Сидорчук промолчал. Он о чем-то мучительно думал.
– Что с тобой? Уж не случилось ли чего?
– спросил Боронин, мельком взглянув на Сидорчука.
– Тяжелое осталось позади. Завтра начнем гнать кадета. Радоваться надо, а ты грустишь.
– Да я так, ничего, Иван Макарович…
– Ну, ты мне говори!
– Боронин погрозил пальцем.
– От вас ничего не скроешь!
– Сидорчук поехал рядом с комдивом.
– Страшновато мне что-то стало сегодня, Иван Макарович…
– Кого, чего страшновато?
– Страшно, что зазря порубал одного конника…
– Ну, ну, рассказывай.
Комдив любил пофилософствовать, поговорить и послушать. Сидорчук хорошо знал эту особенность характера своего начальника и стал рассказывать:
– Утром, когда пошли в лаву, зарубил я двоих… Погнался за третьим конником… Мужик здоровенный, бородатый… Видит, что за ним гонятся, пришпорил коня - и в сторону. Я за ним… Приподнялся на стременах, занес шашку, а конник прижался к гриве коня и знай только машет саблей по сторонам. Надо бы пронестись мимо, черт бы с ним, а я уж и не помню, как налетел на него, рубанул, и он поскакал дальше, как всадник без головы. Читали такую книгу? Потом уж свалился с коня.
– Да, - сказал Боронин, багровея.
– Ты, милый, эти разговорчики оставь при себе, а то ребятушки мои засмеют тебя. Тогда придется уйти из дивизии. Конника ему стало жалко! Какого конника? Кадета? Деникинца? Белую сволочь?
– Боронин от возмущения даже придержал коня.
– Я не о кадете, о человеке, - пытался оправдаться Петька Сидорчук.
– Ведь если у него отнять идею - что они там хотят - царя или Деникина, - он все же останется человеком?
– Глупости говоришь… Человек живет со своей идеей. Идея у него может быть правильная, как у нас с тобой, рабоче-крестьянская, а может быть - паразитическая, буржуазная. Так вот, нельзя человека отделять от идеи. Если хочешь срубить идею - ее надо срубать вместе с головой! И никаких там разговорчиков насчет «человека». Не толстовец ли ты?
– Да нет же, Иван Макарович, я не об этом…
– Ни черта ты не понимаешь, - сердился Боронин.

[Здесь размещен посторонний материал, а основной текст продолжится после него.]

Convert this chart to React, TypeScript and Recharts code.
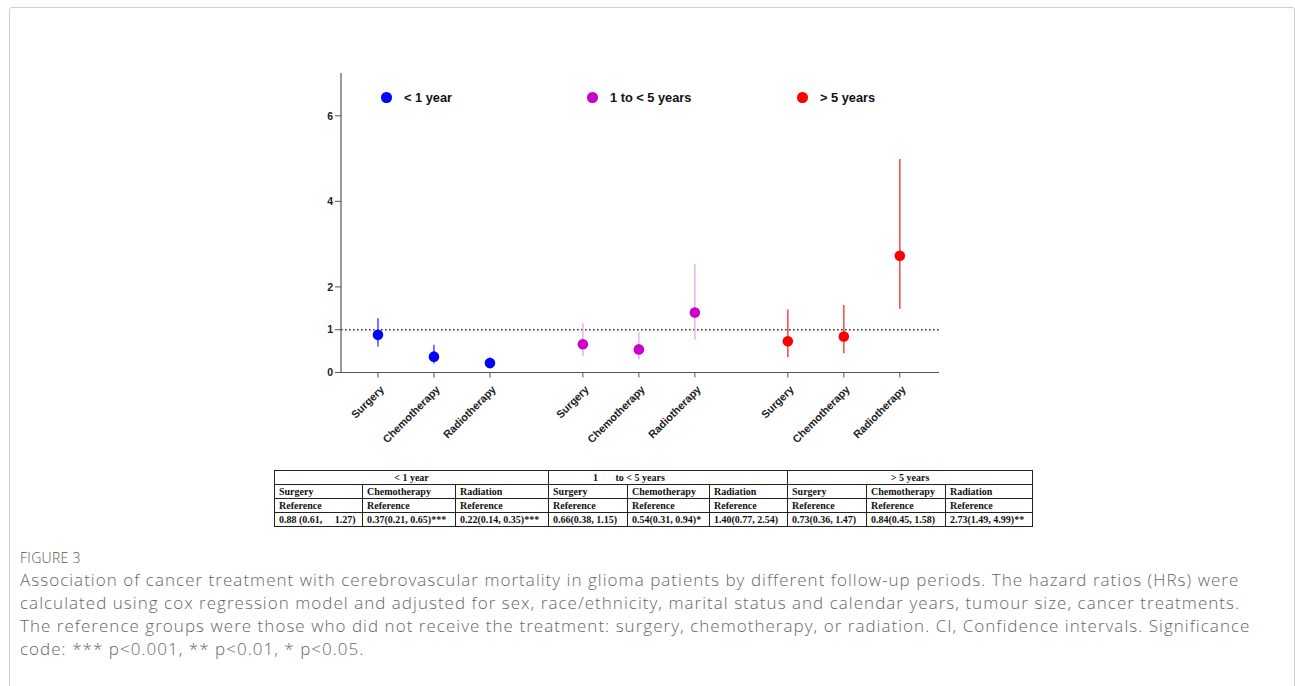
import React from "react";
import {
  ScatterChart,
  Scatter,
  XAxis,
  YAxis,
  ErrorBar,
  ReferenceLine,
  Legend,
} from "recharts";

// follow-up periods and treatments
const periods = ["< 1 year", "1 to < 5 years", "> 5 years"];
const treatments = ["Surgery", "Chemotherapy", "Radiotherapy"];

// hazard ratios with 95% CI, one array per period
const hrUnder1 = [0.88, 0.37, 0.22];
const lowUnder1 = [0.61, 0.21, 0.14];
const highUnder1 = [1.27, 0.65, 0.35];

const hr1to5 = [0.66, 0.54, 1.4];
const low1to5 = [0.38, 0.31, 0.77];
const high1to5 = [1.15, 0.94, 2.54];

const hrOver5 = [0.73, 0.84, 2.73];
const lowOver5 = [0.36, 0.45, 1.49];
const highOver5 = [1.47, 1.58, 4.99];

const yTicks = [0, 1, 2, 4, 6];

// table under the plot
const tableCols = ["Surgery", "Chemotherapy", "Radiation"];
const tableUnder1 = ["0.88 (0.61,\u00a0\u00a0\u00a0\u00a0 1.27)", "0.37(0.21, 0.65)***", "0.22(0.14, 0.35)***"];
const table1to5 = ["0.66(0.38, 1.15)", "0.54(0.31, 0.94)*", "1.40(0.77, 2.54)"];
const tableOver5 = ["0.73(0.36, 1.47)", "0.84(0.45, 1.58)", "2.73(1.49, 4.99)**"];

const captionLines = [
  "Association of cancer treatment with cerebrovascular mortality in glioma patients by different follow-up periods. The hazard ratios (HRs) were",
  "calculated using cox regression model and adjusted for sex, race/ethnicity, marital status and calendar years, tumour size, cancer treatments.",
  "The reference groups were those who did not receive the treatment: surgery, chemotherapy, or radiation. CI, Confidence intervals. Significance",
  "code: *** p<0.001, ** p<0.01, * p<0.05.",
];

const pointColors = ["#0000ff", "#cc00cc", "#ff0000"];
const barColors = ["#4b4bff", "#e8b2e8", "#f04848"];

const GROUP_STEP = 3.66;

const buildSeries = (g: number, hr: number[], lo: number[], hi: number[]) =>
  hr.map((v, i) => ({
    x: g * GROUP_STEP + i,
    y: v,
    err: [v - lo[i], hi[i] - v],
  }));

const series = [
  buildSeries(0, hrUnder1, lowUnder1, highUnder1),
  buildSeries(1, hr1to5, low1to5, high1to5),
  buildSeries(2, hrOver5, lowOver5, highOver5),
];
const xTicks = series.flat().map((d) => d.x);

const chartFont = "'Liberation Sans', Arial, sans-serif";

const XTick = (props: any) => {
  const { x, y, index } = props;
  return (
    <g transform={`translate(${x + 4},${y + 8})`}>
      <text
        transform="rotate(-45)"
        textAnchor="end"
        dy="0.35em"
        fontSize={10.8}
        fontWeight={700}
        fontFamily={chartFont}
        fill="#222"
      >
        {treatments[index % 3]}
      </text>
    </g>
  );
};

const dotShape = (color: string) => (props: any) =>
  <circle cx={props.cx} cy={props.cy} r={5.3} fill={color} />;

const legendX = [11, 217, 427];

const renderLegend = () => (
  <div style={{ position: "relative", width: 560, height: 20 }}>
    {periods.map((p, i) => (
      <div
        key={p}
        style={{
          position: "absolute",
          left: legendX[i],
          top: 0,
          display: "flex",
          alignItems: "center",
          whiteSpace: "nowrap",
        }}
      >
        <span
          style={{
            width: 10.5,
            height: 10.5,
            borderRadius: "50%",
            background: pointColors[i],
            display: "inline-block",
          }}
        />
        <span
          style={{
            marginLeft: 12.5,
            fontFamily: chartFont,
            fontWeight: 700,
            fontSize: 12.8,
            color: "#111",
          }}
        >
          {p}
        </span>
      </div>
    ))}
  </div>
);

const cell: React.CSSProperties = {
  border: "1px solid #222",
  padding: "0 4px",
  height: 13,
  lineHeight: "13px",
  whiteSpace: "nowrap",
  textAlign: "left",
};

export default function App() {
  return (
    <div
      style={{
        position: "absolute",
        left: 0,
        top: 0,
        width: 1295,
        height: 686,
        background: "#fff",
        overflow: "hidden",
      }}
    >
      <div
        style={{
          position: "absolute",
          left: 9,
          top: 7,
          width: 1284,
          height: 700,
          border: "1px solid #cfcfcf",
          borderRadius: 3,
        }}
      />
      <div style={{ position: "absolute", left: 0, top: 0 }}>
        <ScatterChart
          width={1295}
          height={460}
          margin={{ top: 73, right: 356, bottom: 27.5, left: 300 }}
        >
          <XAxis
            type="number"
            dataKey="x"
            domain={[-0.66, 10.02]}
            ticks={xTicks}
            interval={0}
            tick={<XTick />}
            tickLine={{ stroke: "#555" }}
            axisLine={{ stroke: "#555", strokeWidth: 1.2 }}
            tickSize={5}
            height={60}
            allowDataOverflow
          />
          <YAxis
            type="number"
            dataKey="y"
            domain={[0, 7]}
            ticks={yTicks}
            interval={0}
            width={41}
            tickSize={6}
            tickMargin={2}
            tickLine={{ stroke: "#555" }}
            axisLine={{ stroke: "#555", strokeWidth: 1.2 }}
            tick={{ fontSize: 10.5, fontWeight: 700, fill: "#222", fontFamily: chartFont }}
            allowDataOverflow
          />
          <ReferenceLine
            y={1}
            stroke="#333"
            strokeWidth={1.6}
            strokeDasharray="1.6 2.4"
          />
          {series.map((data, g) => (
            <Scatter
              key={periods[g]}
              name={periods[g]}
              data={data}
              fill={pointColors[g]}
              shape={dotShape(pointColors[g])}
              isAnimationActive={false}
            >
              <ErrorBar
                dataKey="err"
                direction="y"
                width={0}
                stroke={barColors[g]}
                strokeWidth={1.5}
                isAnimationActive={false}
              />
            </Scatter>
          ))}
          <Legend
            layout="vertical"
            align="center"
            verticalAlign="middle"
            wrapperStyle={{ left: 370, top: 90, width: 560 }}
            content={renderLegend}
          />
        </ScatterChart>
      </div>

      <table
        style={{
          position: "absolute",
          left: 274,
          top: 470,
          width: 758,
          borderCollapse: "collapse",
          fontFamily: "'Liberation Serif', 'Times New Roman', serif",
          fontWeight: 700,
          fontSize: 10,
          color: "#111",
          tableLayout: "fixed",
        }}
      >
        <colgroup>
          {[88, 93, 93, 79, 82, 78, 79, 79, 87].map((w, i) => (
            <col key={i} style={{ width: w }} />
          ))}
        </colgroup>
        <tbody>
          <tr>
            <td colSpan={3} style={{ ...cell, textAlign: "center" }}>
              {periods[0]}
            </td>
            <td colSpan={3} style={{ ...cell, paddingLeft: 44 }}>
              {"1\u00a0\u00a0\u00a0\u00a0\u00a0\u00a0 to < 5 years"}
            </td>
            <td colSpan={3} style={{ ...cell, textAlign: "center" }}>
              {periods[2]}
            </td>
          </tr>
          <tr>
            {[0, 1, 2].flatMap((g) =>
              tableCols.map((c) => (
                <td key={`${g}-${c}`} style={cell}>
                  {c}
                </td>
              ))
            )}
          </tr>
          <tr>
            {[0, 1, 2].flatMap((g) =>
              tableCols.map((c) => (
                <td key={`ref-${g}-${c}`} style={cell}>
                  Reference
                </td>
              ))
            )}
          </tr>
          <tr>
            {[tableUnder1, table1to5, tableOver5].flatMap((row, g) =>
              row.map((t, i) => (
                <td key={`v-${g}-${i}`} style={cell}>
                  {t}
                </td>
              ))
            )}
          </tr>
        </tbody>
      </table>

      <div
        style={{
          position: "absolute",
          left: 20,
          top: 548,
          fontFamily: "'Open Sans', sans-serif",
          fontSize: 14,
          fontWeight: 300,
          color: "#555",
          letterSpacing: 0.3,
        }}
      >
        FIGURE 3
      </div>
      <div
        style={{
          position: "absolute",
          left: 20,
          top: 568,
          fontFamily: "'Open Sans', sans-serif",
          fontSize: 17,
          fontWeight: 300,
          letterSpacing: 1.03,
          lineHeight: "23px",
          color: "#666",
          whiteSpace: "nowrap",
        }}
      >
        {captionLines.map((l) => (
          <div key={l}>{l}</div>
        ))}
      </div>
    </div>
  );
}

– Тебя, дурака, надо учить и учить. Мозги бы тебе мог вправить этот конник, которого тебе стало жалко: срубил бы тебе башку, тогда тебе не пришлось бы его жалеть. На войне как на войне: ты не убьешь - тебя убьют. Убивать никогда не весело. Весело разве что злодею. А мы не злодеи. Мы убиваем потому, что нас хотят убить. А это есть справедливое дело.